There are holes in his walls, wooden window frames and shutters have rotted away, and a sudden shower sends water streaming through the tin roof. Earlier this year, the house next door collapsed, leaving rubble piled two stories high.

"Before the revolution, these buildings were properly maintained," Mr. Mbarak, 65, says as the Muslim call to prayer mixes with church bells. "Now, they don't repair anything – but they increase the rent every year."

Zanzibar, a semiautonomous archipelago off the coast of Tanzania, was once the center of a vast empire of Swahili city states stretching from Somalia to Mozambique.

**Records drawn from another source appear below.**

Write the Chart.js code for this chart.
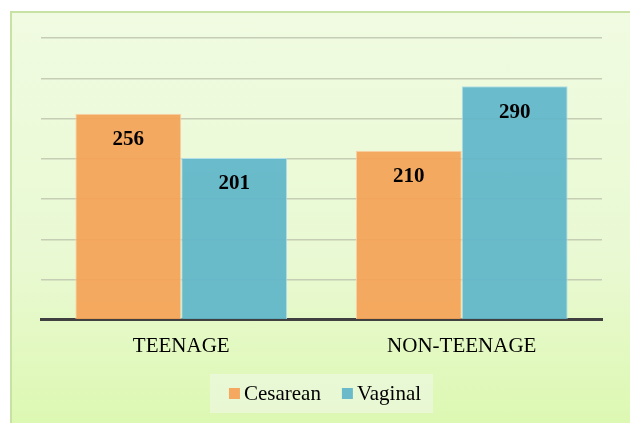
<!DOCTYPE html>
<html>
<head>
<meta charset="utf-8">
<script src="https://cdn.jsdelivr.net/npm/chart.js@4/dist/chart.umd.min.js"></script>
<style>
    html, body { margin: 0; padding: 0; background: #ffffff; overflow: hidden; width: 630px; height: 423px; }
    #frame {
        position: absolute; left: 10px; top: 11px; width: 630px; height: 420px;
        border: 2px solid #c8e2a6;
        background: linear-gradient(to bottom, #f0fbe1 0%, #e9f9d2 60%, #dcf8b0 100%);
    }
    #wrap { position: absolute; left: 0; top: 0; width: 630px; height: 423px; }
</style>
</head>
<body>
<div id="frame"></div>
<div id="wrap"><canvas id="birthChart" width="630" height="423"></canvas></div>
<script>
/* ===============================
   Data
=============================== */

const categories = ["TEENAGE", "NON-TEENAGE"];

const cesarean = [256, 210];

const vaginal = [201, 290];

const yTicks = [0, 50, 100, 150, 200, 250, 300, 350];

const serif = "'Liberation Serif', 'Times New Roman', serif";

/* ===============================
   Plugins
=============================== */

// value labels inside the top of each bar
const barLabels = {
    id: "barLabels",
    afterDatasetsDraw(chart) {
        const ctx = chart.ctx;
        ctx.save();
        ctx.font = "bold 21px " + serif;
        ctx.fillStyle = "#000000";
        ctx.textAlign = "center";
        ctx.textBaseline = "middle";
        chart.data.datasets.forEach(function (ds, i) {
            chart.getDatasetMeta(i).data.forEach(function (bar, j) {
                ctx.fillText(String(ds.data[j]), bar.x, bar.y + 26);
            });
        });
        ctx.restore();
    }
};

// legend row with its light box, drawn under the plot
const boxLegend = {
    id: "boxLegend",
    afterDraw(chart) {
        const ctx = chart.ctx;
        const sets = chart.data.datasets;
        const sq = 11, gap = 4, between = 21;
        ctx.save();
        ctx.font = "21px " + serif;
        let rowWidth = 0;
        sets.forEach(function (ds, i) {
            rowWidth += sq + gap + ctx.measureText(ds.label).width;
            if (i < sets.length - 1) rowWidth += between;
        });
        const area = chart.chartArea;
        const boxW = rowWidth + 31;
        const boxLeft = (area.left + area.right) / 2 - boxW / 2;
        const top = 374, bottom = 413, mid = 393.5;
        ctx.fillStyle = "rgba(236, 248, 222, 0.75)";
        ctx.fillRect(boxLeft, top, boxW, bottom - top);
        let x = boxLeft + 19;
        ctx.textBaseline = "middle";
        ctx.textAlign = "left";
        sets.forEach(function (ds) {
            ctx.fillStyle = ds.backgroundColor;
            ctx.fillRect(x, mid - 5.5, sq, sq);
            x += sq + gap;
            ctx.fillStyle = "#000000";
            ctx.fillText(ds.label, x, mid + 1);
            x += ctx.measureText(ds.label).width + between;
        });
        ctx.restore();
    }
};

/* ===============================
   Chart
=============================== */

new Chart(document.getElementById("birthChart"), {
    type: "bar",
    data: {
        labels: categories,
        datasets: [
            {
                label: "Cesarean",
                data: cesarean,
                backgroundColor: "rgba(244, 163, 87, 0.93)",
                borderColor: "#fbd3ad",
                borderWidth: 1
            },
            {
                label: "Vaginal",
                data: vaginal,
                backgroundColor: "rgba(96, 182, 201, 0.93)",
                borderColor: "#b3dfe9",
                borderWidth: 1
            }
        ]
    },
    options: {
        responsive: false,
        animation: false,
        devicePixelRatio: 1,
        layout: { padding: { left: 41, right: 28, top: 38, bottom: 58 } },
        datasets: {
            bar: { categoryPercentage: 0.755, barPercentage: 1 }
        },
        scales: {
            x: {
                grid: { display: false },
                border: { display: true, color: "#404040", width: 3 },
                ticks: {
                    color: "#000000",
                    font: { family: serif, size: 21 },
                    padding: 6
                }
            },
            y: {
                min: 0,
                max: 350,
                afterBuildTicks: function (scale) {
                    scale.ticks = yTicks.map(function (v) { return { value: v }; });
                },
                ticks: { display: false },
                border: { display: false },
                grid: { color: "#c5cdb4", lineWidth: 1.5, drawTicks: false }
            }
        },
        plugins: {
            legend: { display: false },
            tooltip: { enabled: false }
        }
    },
    plugins: [barLabels, boxLegend]
});
</script>
</body>
</html>
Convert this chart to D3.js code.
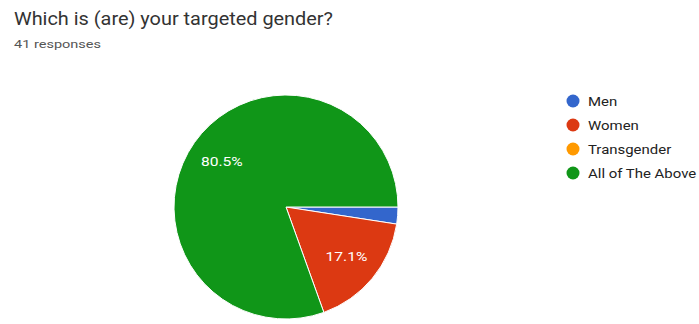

Through the centuries, the islands were colonized by the Portuguese, Omani Arabs made their capital here, and the British established a protectorate. They built fortunes on the slave trade and spices, making Zanzibar the leading exporter of cloves during the 19th century.

Stone Town remains Zanzibar's commercial and cultural center, the seat of government, its main port and a major tourist attraction drawing more than 100,000 visitors annually.

Its varied cultural heritage is preserved in coral stone walls and imposing wooden doors, whose intricate carvings reveal their owner's religion, wealth and status. It has been home to Arab sultans, Indian and Chinese merchants, European explorers and the late rock star Freddie Mercury.

"It is a living manifestation of cultural fusion and harmonization," says Mwalim Ali Mwalim, head of the Stone Town Conservation and Development Authority set up to rescue the district.

Without maintenance, the buildings fall apart, he says. Mangrove poles used to support ceilings collapse if they are not replaced about every 15 years. When water seeps into the mud and lime used to plaster walls, trees start to grow out of them.

Stone Town's decline began under British rule, when the slave trade was banned and Zanzibar started to lose its political and economic importance.